Tag Archives: Laryngitis

SPEAK UP! — BOB PRICHARD

Dealing with laryngitis was a new experience for me. I had experienced sore throats before, but I had never lost my voice. It was strange to try to talk, and have little or nothing come out. It is hard enough to communicate through those speakers at the restaurant drive through under normal circumstances, but I can attest that it is impossible with laryngitis! The more I tried to speak up to let my voice be heard, the less volume I had! It was also hard to communicate to the hard of hearing, and to those who were in noisy places.

Laryngitis is bad news for a preacher, for sure. It makes it so hard to communicate the message that the world needs to hear.

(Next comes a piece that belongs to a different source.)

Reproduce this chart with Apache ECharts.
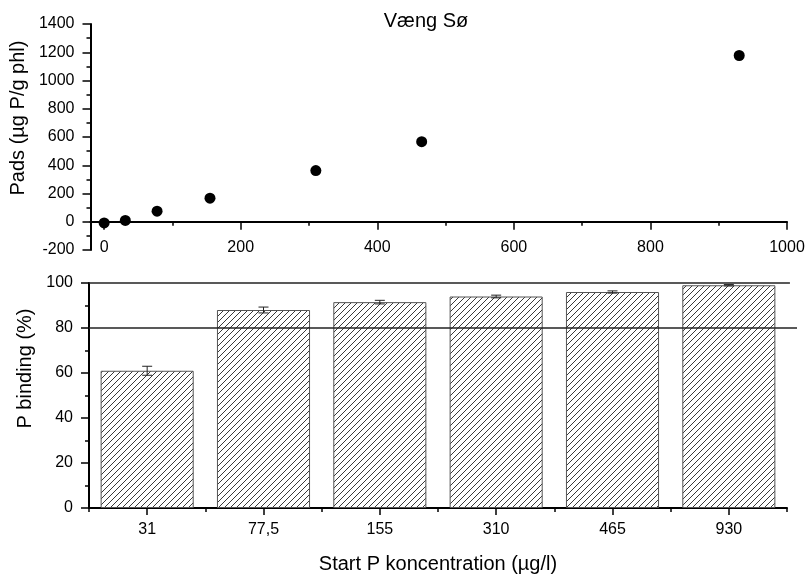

Brother David Lipscomb believed that Christians had no place in the political world, not even to vote. I have read that he only voted once in his life, and was very disappointed in the man he voted for. While I agree that there are many things about politics that are contrary to the principles of Christianity, I believe that it is not only the right, but the responsibility of Christians to vote and voice our opinions on issues. When we have  “citizen laryngitis,”with little or no voice in the political or governmental realm, we allow the devil to set public policy.

An even more serious laryngitis is “spiritual laryngitis.” We must share the gospel message to those around us. The world is a noisy place, and it very easily drowns out our voice if we are not persistent in speaking out. We may even feel like we should just give up. That is the way Jeremiah felt. “Then I said, I will not make mention of him, nor speak any more in his name. But his word was in mine heart as a burning fire shut up in my bones, and I was weary with forbearing, and I could not stay” (Jeremiah 20:9). The burning fire of the word in the heart will cure spiritual laryngitis.

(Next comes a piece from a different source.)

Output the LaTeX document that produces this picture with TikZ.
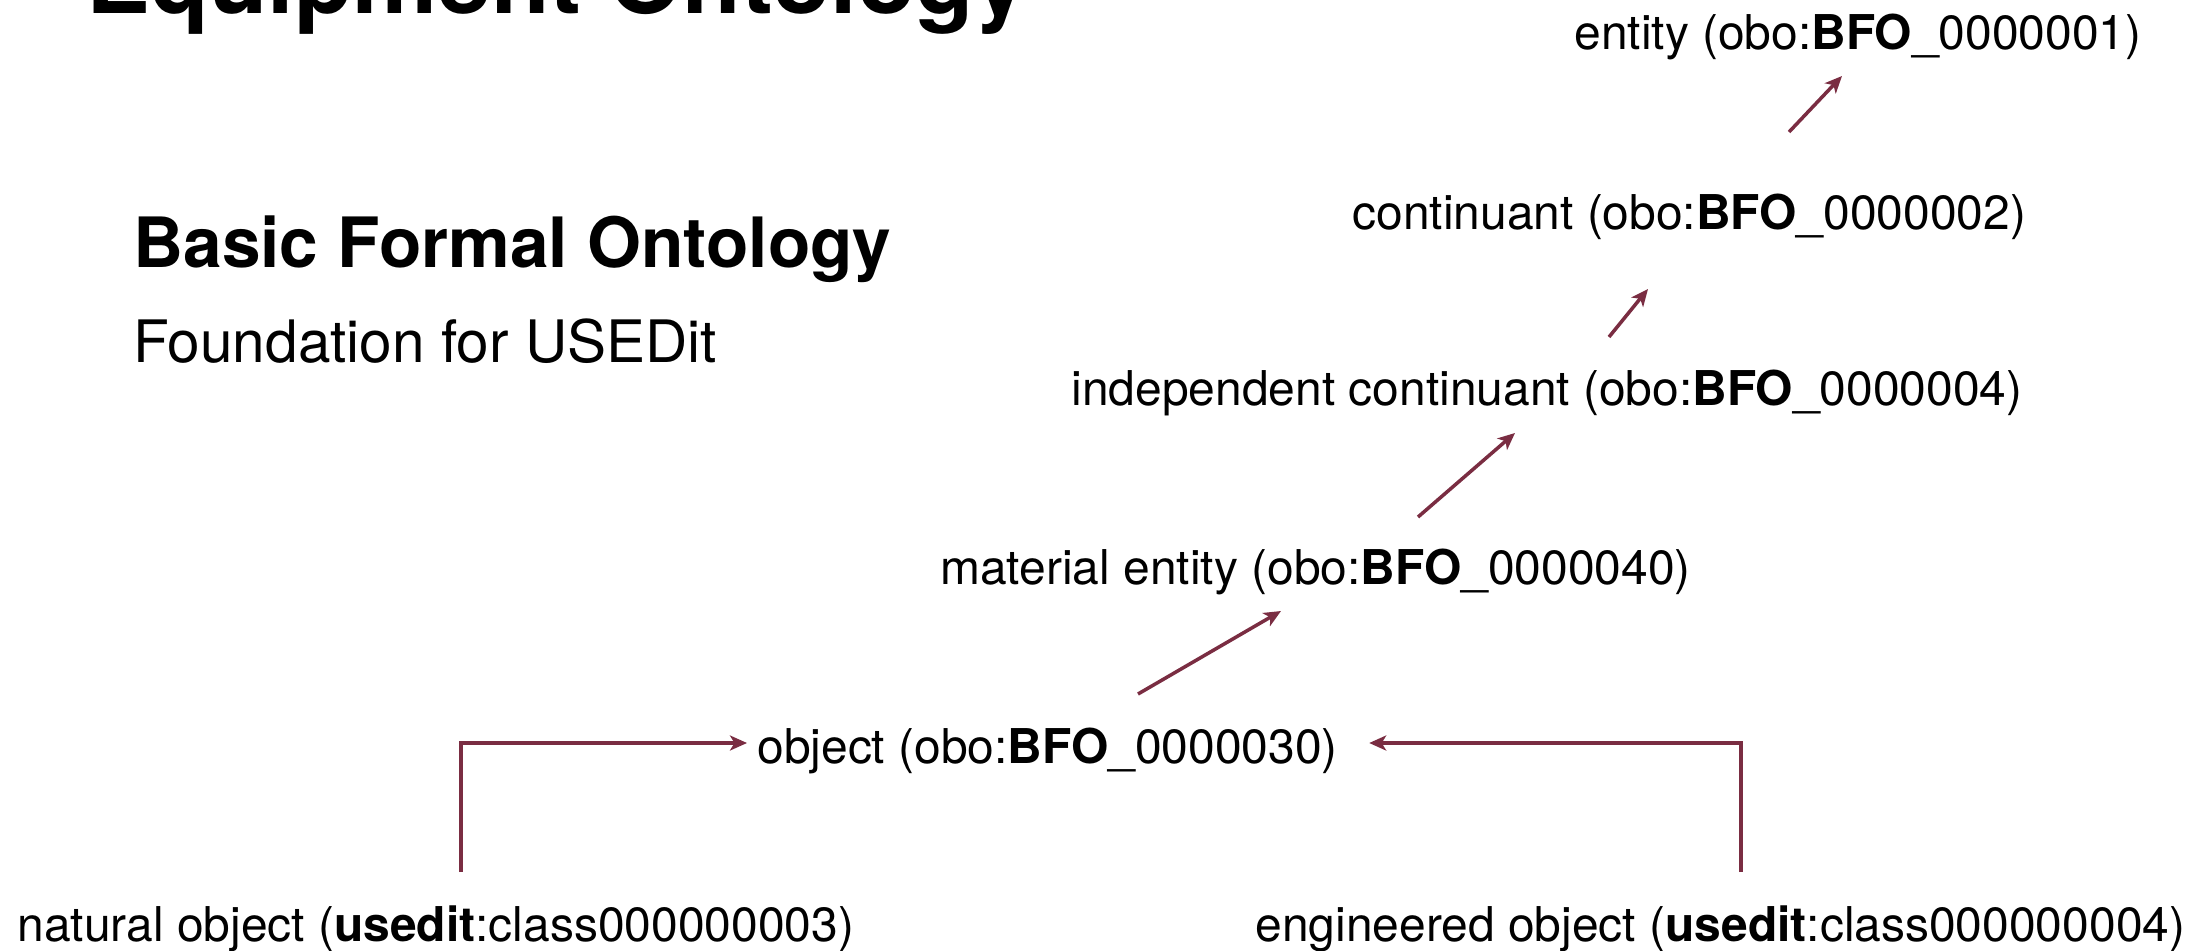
\documentclass[tikz,border=0pt]{standalone}
\usepackage{fontspec}
\setmainfont{TeX Gyre Heros}
\usepackage{tikz}
\usetikzlibrary{arrows.meta}
\definecolor{isared}{RGB}{122,45,66}
\newcommand{\obo}[1]{(obo:\textbf{BFO}\_#1)}
\newcommand{\ued}[1]{(\textbf{usedit}:class#1)}

\begin{document}
\begin{tikzpicture}[x=0.02cm,y=-0.02cm,
    cls/.style={anchor=base west,inner sep=0pt,font=\fontsize{27.3}{32}\selectfont},
    isa/.style={isared,line width=2pt,-{Stealth[length=0.34cm,width=0.3cm,inset=0.09cm]}}]
    \useasboundingbox (0,0) rectangle (2203,950);
    \clip (0,0) rectangle (2203,950);

    \node[anchor=base west,inner sep=0pt,font=\fontsize{54.5}{60}\selectfont\bfseries] (title) at (86,13) {Equipment Ontology};
    \node[anchor=base west,inner sep=0pt,font=\fontsize{39.5}{46}\selectfont\bfseries] (bfo) at (133,267) {Basic Formal Ontology};
    \node[anchor=base west,inner sep=0pt,font=\fontsize{33.3}{38}\selectfont] (found) at (133,362) {Foundation for USEDit};

    \node[cls] (ent) at (1574,49) {entity \obo{0000001}};
    \node[cls] (cont) at (1352,229) {continuant \obo{0000002}};
    \node[cls] (indep) at (1071,405) {independent continuant \obo{0000004}};
    \node[cls] (mat) at (940,584) {material entity \obo{0000040}};
    \node[cls] (obj) at (757,763) {object \obo{0000030}};
    \node[cls] (nat) at (17,941) {natural object \ued{000000003}};
    \node[cls] (eng) at (1255,941) {engineered object \ued{000000004}};

%    \draw[isa] (cont) -- (ent);
\draw[isa] ([shift={(437,-97)}]cont.base west) -- ([shift={(268,27)}]ent.base west);
\draw[isa] ([shift={(538,-68)}]indep.base west) -- ([shift={(296,60)}]cont.base west);
\draw[isa] ([shift={(478,-67)}]mat.base west) -- ([shift={(444,28)}]indep.base west);
\draw[isa] ([shift={(381,-69)}]obj.base west) -- ([shift={(341,27)}]mat.base west);

\draw[isa] ([shift={(444,-69)}]nat.base west) |- ([shift={(-10,-20)}]obj.base west);
\draw[isa] ([shift={(486,-69)}]eng.base west) |- ([shift={(31,-20)}]obj.base east);

\end{tikzpicture}
\end{document}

There are also those around us who are hard of hearing, spiritually speaking. Paul warned, “For the time will come when they will not endure sound doctrine; but after their own lusts shall they heap to themselves teachers, having itching ears; And they shall turn away their ears from the truth, and shall be turned unto fables.” Even in that situation, we must continue to speak out the truth of God. “But watch thou in all things, endure afflictions, do the work of an evangelist, make full proof of thy ministry’ (2 Timothy 4:3-5). The cure for the religious fables of our day is the truth of the gospel of Christ.